** Begin Source data **

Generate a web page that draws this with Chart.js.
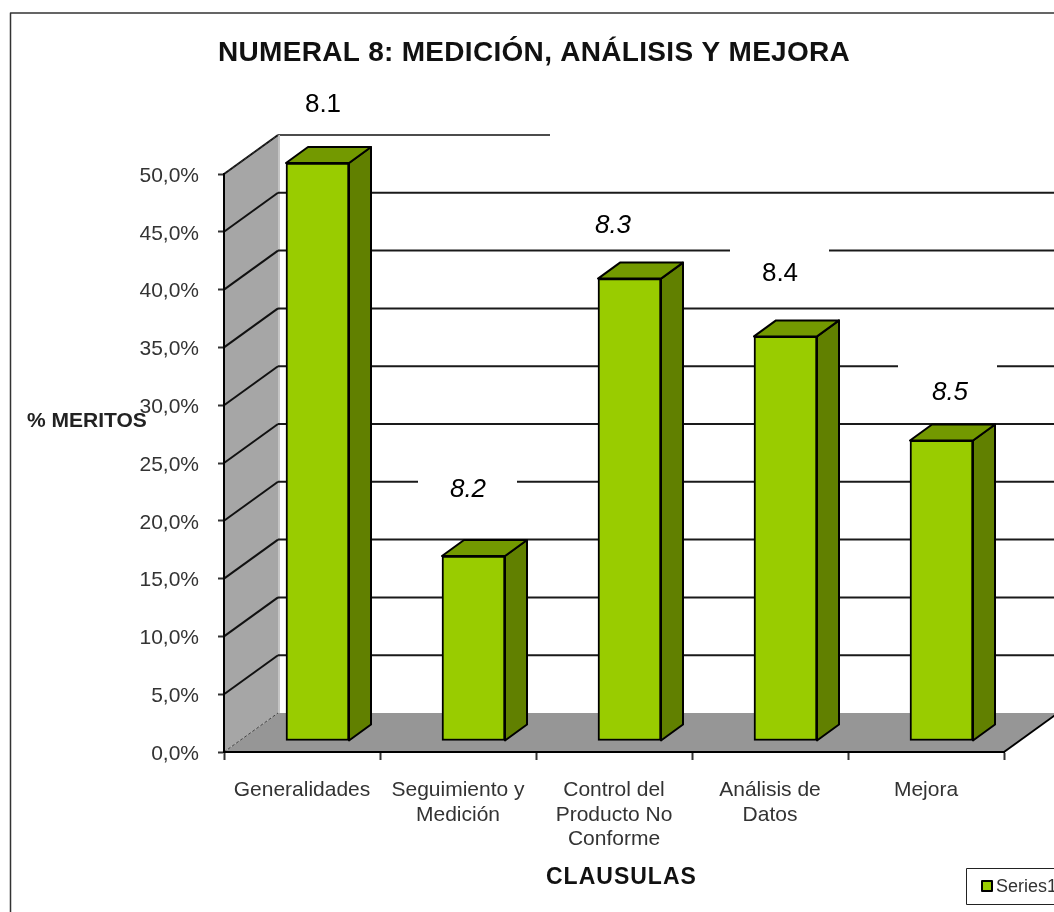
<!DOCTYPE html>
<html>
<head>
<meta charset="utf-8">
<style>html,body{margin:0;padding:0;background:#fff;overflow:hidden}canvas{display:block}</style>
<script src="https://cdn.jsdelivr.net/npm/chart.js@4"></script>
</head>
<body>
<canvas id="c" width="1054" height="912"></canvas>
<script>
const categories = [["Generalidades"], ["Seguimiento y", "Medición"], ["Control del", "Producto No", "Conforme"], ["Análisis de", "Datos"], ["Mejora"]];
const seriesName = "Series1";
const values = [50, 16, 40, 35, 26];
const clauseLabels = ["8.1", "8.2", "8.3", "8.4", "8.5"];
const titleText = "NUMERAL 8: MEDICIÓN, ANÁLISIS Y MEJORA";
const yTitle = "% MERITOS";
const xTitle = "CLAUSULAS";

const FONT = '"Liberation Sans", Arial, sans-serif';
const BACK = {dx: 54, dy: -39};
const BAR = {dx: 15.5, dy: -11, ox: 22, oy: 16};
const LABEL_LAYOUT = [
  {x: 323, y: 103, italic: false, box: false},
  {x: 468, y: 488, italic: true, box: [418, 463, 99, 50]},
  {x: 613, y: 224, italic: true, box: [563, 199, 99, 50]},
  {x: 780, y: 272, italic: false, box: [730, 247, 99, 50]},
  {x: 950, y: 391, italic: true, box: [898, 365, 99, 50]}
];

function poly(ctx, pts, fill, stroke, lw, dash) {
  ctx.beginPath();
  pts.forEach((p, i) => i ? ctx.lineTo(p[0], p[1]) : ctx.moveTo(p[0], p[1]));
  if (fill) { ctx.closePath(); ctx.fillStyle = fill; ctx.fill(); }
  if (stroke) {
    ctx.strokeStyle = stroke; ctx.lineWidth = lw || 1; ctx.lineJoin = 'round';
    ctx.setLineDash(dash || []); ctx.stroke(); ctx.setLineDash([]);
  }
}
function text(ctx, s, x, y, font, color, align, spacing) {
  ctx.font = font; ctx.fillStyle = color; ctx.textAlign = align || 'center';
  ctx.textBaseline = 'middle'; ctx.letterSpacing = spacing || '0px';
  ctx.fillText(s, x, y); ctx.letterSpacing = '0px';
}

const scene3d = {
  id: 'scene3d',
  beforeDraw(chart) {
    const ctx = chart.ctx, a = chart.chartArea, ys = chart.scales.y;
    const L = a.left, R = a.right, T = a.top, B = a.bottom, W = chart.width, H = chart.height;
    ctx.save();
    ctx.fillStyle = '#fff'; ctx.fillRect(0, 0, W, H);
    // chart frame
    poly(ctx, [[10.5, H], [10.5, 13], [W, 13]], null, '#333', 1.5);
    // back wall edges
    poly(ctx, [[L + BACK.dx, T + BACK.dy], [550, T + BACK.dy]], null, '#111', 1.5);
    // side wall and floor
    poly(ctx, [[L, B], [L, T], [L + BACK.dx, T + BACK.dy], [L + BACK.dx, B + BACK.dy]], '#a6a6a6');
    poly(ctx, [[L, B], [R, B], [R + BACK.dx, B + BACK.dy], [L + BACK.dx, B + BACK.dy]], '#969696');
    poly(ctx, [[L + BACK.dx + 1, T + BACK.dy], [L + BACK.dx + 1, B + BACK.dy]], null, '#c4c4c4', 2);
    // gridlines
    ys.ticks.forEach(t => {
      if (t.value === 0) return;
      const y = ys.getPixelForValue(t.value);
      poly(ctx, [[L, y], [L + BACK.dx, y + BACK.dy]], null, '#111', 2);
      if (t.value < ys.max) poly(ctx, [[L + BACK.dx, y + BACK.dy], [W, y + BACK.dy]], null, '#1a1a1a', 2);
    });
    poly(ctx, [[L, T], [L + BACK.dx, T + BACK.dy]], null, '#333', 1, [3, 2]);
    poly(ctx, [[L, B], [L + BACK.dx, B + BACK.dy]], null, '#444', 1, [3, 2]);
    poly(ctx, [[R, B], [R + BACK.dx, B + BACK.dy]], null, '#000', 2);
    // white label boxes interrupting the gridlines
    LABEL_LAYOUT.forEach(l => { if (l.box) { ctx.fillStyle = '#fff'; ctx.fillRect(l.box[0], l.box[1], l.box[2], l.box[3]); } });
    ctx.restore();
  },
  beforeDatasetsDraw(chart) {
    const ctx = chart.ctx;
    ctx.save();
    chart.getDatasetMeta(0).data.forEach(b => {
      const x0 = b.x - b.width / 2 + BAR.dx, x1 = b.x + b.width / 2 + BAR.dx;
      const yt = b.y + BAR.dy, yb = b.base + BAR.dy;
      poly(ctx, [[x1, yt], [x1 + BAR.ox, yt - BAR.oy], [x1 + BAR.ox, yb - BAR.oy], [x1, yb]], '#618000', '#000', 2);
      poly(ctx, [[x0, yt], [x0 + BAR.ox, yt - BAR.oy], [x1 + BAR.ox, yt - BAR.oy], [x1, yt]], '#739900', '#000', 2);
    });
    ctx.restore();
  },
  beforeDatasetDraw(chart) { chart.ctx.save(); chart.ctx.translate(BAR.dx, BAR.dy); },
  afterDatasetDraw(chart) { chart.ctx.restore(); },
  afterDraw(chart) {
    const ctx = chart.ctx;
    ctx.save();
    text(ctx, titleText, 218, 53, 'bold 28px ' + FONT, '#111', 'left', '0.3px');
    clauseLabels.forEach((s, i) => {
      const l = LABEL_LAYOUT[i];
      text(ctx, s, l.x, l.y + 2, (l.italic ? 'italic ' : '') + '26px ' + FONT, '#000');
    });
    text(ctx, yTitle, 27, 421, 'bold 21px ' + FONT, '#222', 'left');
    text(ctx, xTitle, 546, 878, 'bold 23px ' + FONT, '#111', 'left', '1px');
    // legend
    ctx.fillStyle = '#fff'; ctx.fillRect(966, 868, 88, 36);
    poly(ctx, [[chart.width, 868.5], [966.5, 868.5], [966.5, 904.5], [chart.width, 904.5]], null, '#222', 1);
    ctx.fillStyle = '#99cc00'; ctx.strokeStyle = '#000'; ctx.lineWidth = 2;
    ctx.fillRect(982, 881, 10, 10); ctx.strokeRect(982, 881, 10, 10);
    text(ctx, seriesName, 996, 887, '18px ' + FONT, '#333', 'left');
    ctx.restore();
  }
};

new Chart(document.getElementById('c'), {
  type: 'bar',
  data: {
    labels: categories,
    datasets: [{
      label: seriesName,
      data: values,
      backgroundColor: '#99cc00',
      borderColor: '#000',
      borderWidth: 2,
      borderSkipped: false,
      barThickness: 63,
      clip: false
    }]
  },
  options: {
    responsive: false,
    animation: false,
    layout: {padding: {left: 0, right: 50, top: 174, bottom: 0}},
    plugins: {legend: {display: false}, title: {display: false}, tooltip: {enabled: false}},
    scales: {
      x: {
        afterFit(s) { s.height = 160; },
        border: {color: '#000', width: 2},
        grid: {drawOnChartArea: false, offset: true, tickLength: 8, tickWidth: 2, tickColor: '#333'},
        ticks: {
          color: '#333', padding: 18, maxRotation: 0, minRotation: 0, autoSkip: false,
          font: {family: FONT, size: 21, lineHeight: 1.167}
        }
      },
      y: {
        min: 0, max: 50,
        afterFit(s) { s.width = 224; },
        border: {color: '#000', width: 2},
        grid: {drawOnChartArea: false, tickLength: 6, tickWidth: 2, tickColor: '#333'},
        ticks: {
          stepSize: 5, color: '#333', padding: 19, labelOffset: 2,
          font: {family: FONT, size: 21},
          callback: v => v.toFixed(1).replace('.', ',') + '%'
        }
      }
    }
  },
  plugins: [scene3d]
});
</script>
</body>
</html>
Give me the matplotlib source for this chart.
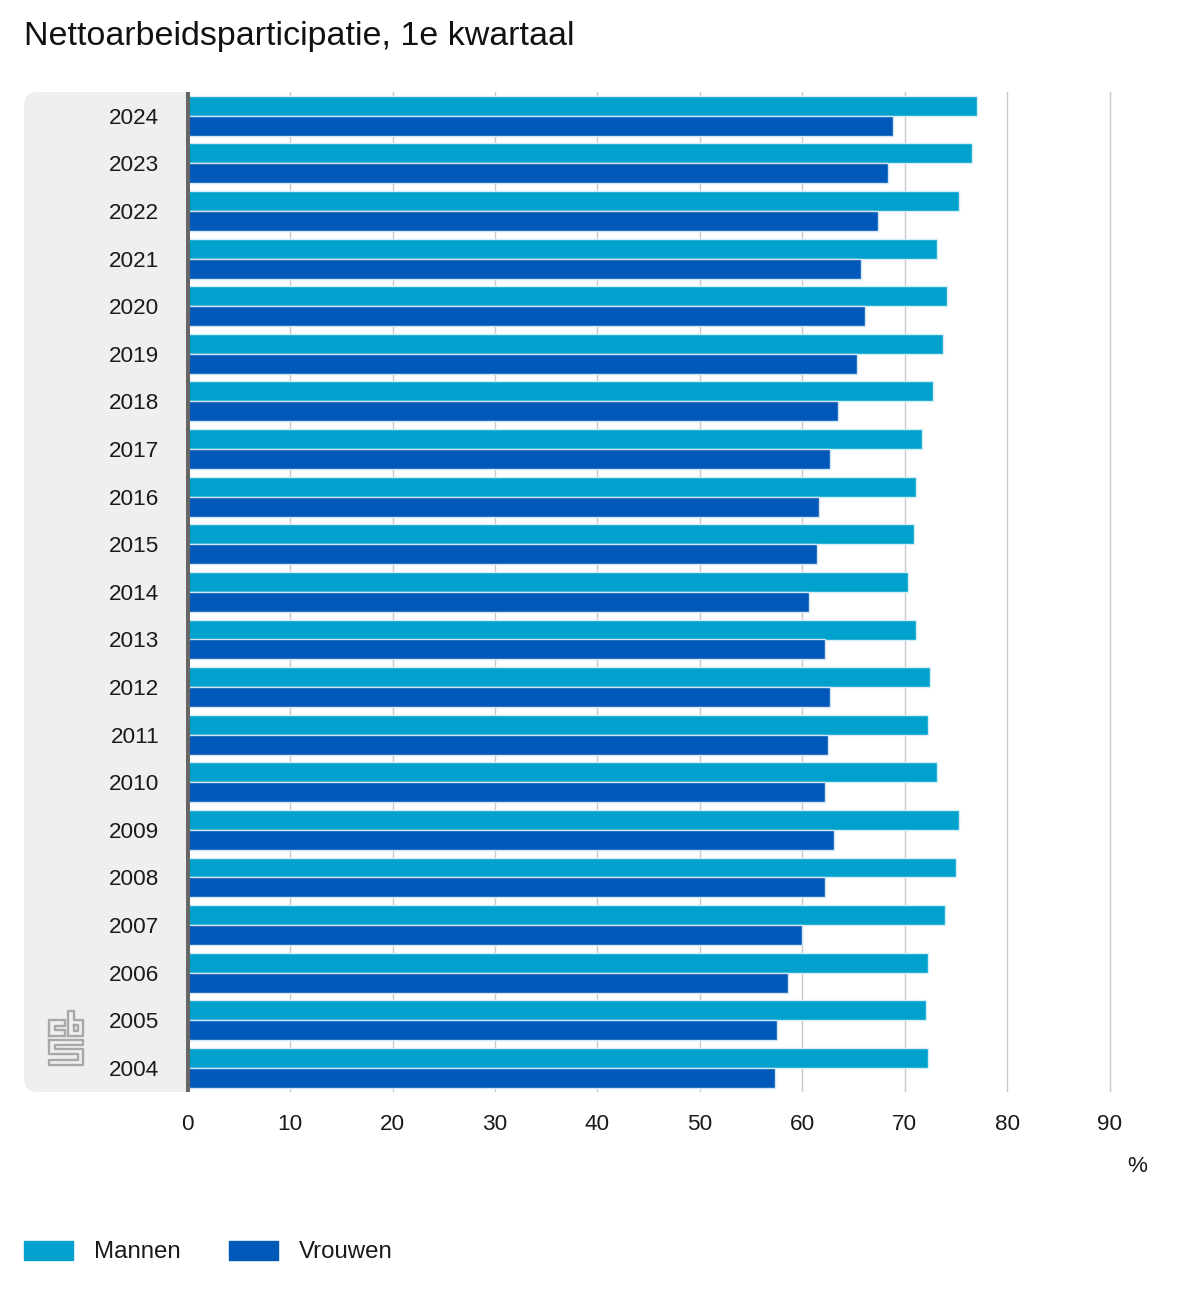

** End Source data **

> Problem to solve: Make an exact reproduction of the listing above, without any pictures.

> Full solution:
Generate a web page that draws this with Chart.js.
<!DOCTYPE html>
<html>
<head>
<meta charset="utf-8">
<style>html,body{margin:0;padding:0;background:#fff;overflow:hidden}canvas{display:block}</style>
<script src="https://cdn.jsdelivr.net/npm/chart.js@4"></script>
</head>
<body>
<canvas id="c" width="1054" height="912"></canvas>
<script>
const categories = [["Generalidades"], ["Seguimiento y", "Medición"], ["Control del", "Producto No", "Conforme"], ["Análisis de", "Datos"], ["Mejora"]];
const seriesName = "Series1";
const values = [50, 16, 40, 35, 26];
const clauseLabels = ["8.1", "8.2", "8.3", "8.4", "8.5"];
const titleText = "NUMERAL 8: MEDICIÓN, ANÁLISIS Y MEJORA";
const yTitle = "% MERITOS";
const xTitle = "CLAUSULAS";

const FONT = '"Liberation Sans", Arial, sans-serif';
const BACK = {dx: 54, dy: -39};
const BAR = {dx: 15.5, dy: -11, ox: 22, oy: 16};
const LABEL_LAYOUT = [
  {x: 323, y: 103, italic: false, box: false},
  {x: 468, y: 488, italic: true, box: [418, 463, 99, 50]},
  {x: 613, y: 224, italic: true, box: [563, 199, 99, 50]},
  {x: 780, y: 272, italic: false, box: [730, 247, 99, 50]},
  {x: 950, y: 391, italic: true, box: [898, 365, 99, 50]}
];

function poly(ctx, pts, fill, stroke, lw, dash) {
  ctx.beginPath();
  pts.forEach((p, i) => i ? ctx.lineTo(p[0], p[1]) : ctx.moveTo(p[0], p[1]));
  if (fill) { ctx.closePath(); ctx.fillStyle = fill; ctx.fill(); }
  if (stroke) {
    ctx.strokeStyle = stroke; ctx.lineWidth = lw || 1; ctx.lineJoin = 'round';
    ctx.setLineDash(dash || []); ctx.stroke(); ctx.setLineDash([]);
  }
}
function text(ctx, s, x, y, font, color, align, spacing) {
  ctx.font = font; ctx.fillStyle = color; ctx.textAlign = align || 'center';
  ctx.textBaseline = 'middle'; ctx.letterSpacing = spacing || '0px';
  ctx.fillText(s, x, y); ctx.letterSpacing = '0px';
}

const scene3d = {
  id: 'scene3d',
  beforeDraw(chart) {
    const ctx = chart.ctx, a = chart.chartArea, ys = chart.scales.y;
    const L = a.left, R = a.right, T = a.top, B = a.bottom, W = chart.width, H = chart.height;
    ctx.save();
    ctx.fillStyle = '#fff'; ctx.fillRect(0, 0, W, H);
    // chart frame
    poly(ctx, [[10.5, H], [10.5, 13], [W, 13]], null, '#333', 1.5);
    // back wall edges
    poly(ctx, [[L + BACK.dx, T + BACK.dy], [550, T + BACK.dy]], null, '#111', 1.5);
    // side wall and floor
    poly(ctx, [[L, B], [L, T], [L + BACK.dx, T + BACK.dy], [L + BACK.dx, B + BACK.dy]], '#a6a6a6');
    poly(ctx, [[L, B], [R, B], [R + BACK.dx, B + BACK.dy], [L + BACK.dx, B + BACK.dy]], '#969696');
    poly(ctx, [[L + BACK.dx + 1, T + BACK.dy], [L + BACK.dx + 1, B + BACK.dy]], null, '#c4c4c4', 2);
    // gridlines
    ys.ticks.forEach(t => {
      if (t.value === 0) return;
      const y = ys.getPixelForValue(t.value);
      poly(ctx, [[L, y], [L + BACK.dx, y + BACK.dy]], null, '#111', 2);
      if (t.value < ys.max) poly(ctx, [[L + BACK.dx, y + BACK.dy], [W, y + BACK.dy]], null, '#1a1a1a', 2);
    });
    poly(ctx, [[L, T], [L + BACK.dx, T + BACK.dy]], null, '#333', 1, [3, 2]);
    poly(ctx, [[L, B], [L + BACK.dx, B + BACK.dy]], null, '#444', 1, [3, 2]);
    poly(ctx, [[R, B], [R + BACK.dx, B + BACK.dy]], null, '#000', 2);
    // white label boxes interrupting the gridlines
    LABEL_LAYOUT.forEach(l => { if (l.box) { ctx.fillStyle = '#fff'; ctx.fillRect(l.box[0], l.box[1], l.box[2], l.box[3]); } });
    ctx.restore();
  },
  beforeDatasetsDraw(chart) {
    const ctx = chart.ctx;
    ctx.save();
    chart.getDatasetMeta(0).data.forEach(b => {
      const x0 = b.x - b.width / 2 + BAR.dx, x1 = b.x + b.width / 2 + BAR.dx;
      const yt = b.y + BAR.dy, yb = b.base + BAR.dy;
      poly(ctx, [[x1, yt], [x1 + BAR.ox, yt - BAR.oy], [x1 + BAR.ox, yb - BAR.oy], [x1, yb]], '#618000', '#000', 2);
      poly(ctx, [[x0, yt], [x0 + BAR.ox, yt - BAR.oy], [x1 + BAR.ox, yt - BAR.oy], [x1, yt]], '#739900', '#000', 2);
    });
    ctx.restore();
  },
  beforeDatasetDraw(chart) { chart.ctx.save(); chart.ctx.translate(BAR.dx, BAR.dy); },
  afterDatasetDraw(chart) { chart.ctx.restore(); },
  afterDraw(chart) {
    const ctx = chart.ctx;
    ctx.save();
    text(ctx, titleText, 218, 53, 'bold 28px ' + FONT, '#111', 'left', '0.3px');
    clauseLabels.forEach((s, i) => {
      const l = LABEL_LAYOUT[i];
      text(ctx, s, l.x, l.y + 2, (l.italic ? 'italic ' : '') + '26px ' + FONT, '#000');
    });
    text(ctx, yTitle, 27, 421, 'bold 21px ' + FONT, '#222', 'left');
    text(ctx, xTitle, 546, 878, 'bold 23px ' + FONT, '#111', 'left', '1px');
    // legend
    ctx.fillStyle = '#fff'; ctx.fillRect(966, 868, 88, 36);
    poly(ctx, [[chart.width, 868.5], [966.5, 868.5], [966.5, 904.5], [chart.width, 904.5]], null, '#222', 1);
    ctx.fillStyle = '#99cc00'; ctx.strokeStyle = '#000'; ctx.lineWidth = 2;
    ctx.fillRect(982, 881, 10, 10); ctx.strokeRect(982, 881, 10, 10);
    text(ctx, seriesName, 996, 887, '18px ' + FONT, '#333', 'left');
    ctx.restore();
  }
};

new Chart(document.getElementById('c'), {
  type: 'bar',
  data: {
    labels: categories,
    datasets: [{
      label: seriesName,
      data: values,
      backgroundColor: '#99cc00',
      borderColor: '#000',
      borderWidth: 2,
      borderSkipped: false,
      barThickness: 63,
      clip: false
    }]
  },
  options: {
    responsive: false,
    animation: false,
    layout: {padding: {left: 0, right: 50, top: 174, bottom: 0}},
    plugins: {legend: {display: false}, title: {display: false}, tooltip: {enabled: false}},
    scales: {
      x: {
        afterFit(s) { s.height = 160; },
        border: {color: '#000', width: 2},
        grid: {drawOnChartArea: false, offset: true, tickLength: 8, tickWidth: 2, tickColor: '#333'},
        ticks: {
          color: '#333', padding: 18, maxRotation: 0, minRotation: 0, autoSkip: false,
          font: {family: FONT, size: 21, lineHeight: 1.167}
        }
      },
      y: {
        min: 0, max: 50,
        afterFit(s) { s.width = 224; },
        border: {color: '#000', width: 2},
        grid: {drawOnChartArea: false, tickLength: 6, tickWidth: 2, tickColor: '#333'},
        ticks: {
          stepSize: 5, color: '#333', padding: 19, labelOffset: 2,
          font: {family: FONT, size: 21},
          callback: v => v.toFixed(1).replace('.', ',') + '%'
        }
      }
    }
  },
  plugins: [scene3d]
});
</script>
</body>
</html>
Give me the matplotlib source for this chart.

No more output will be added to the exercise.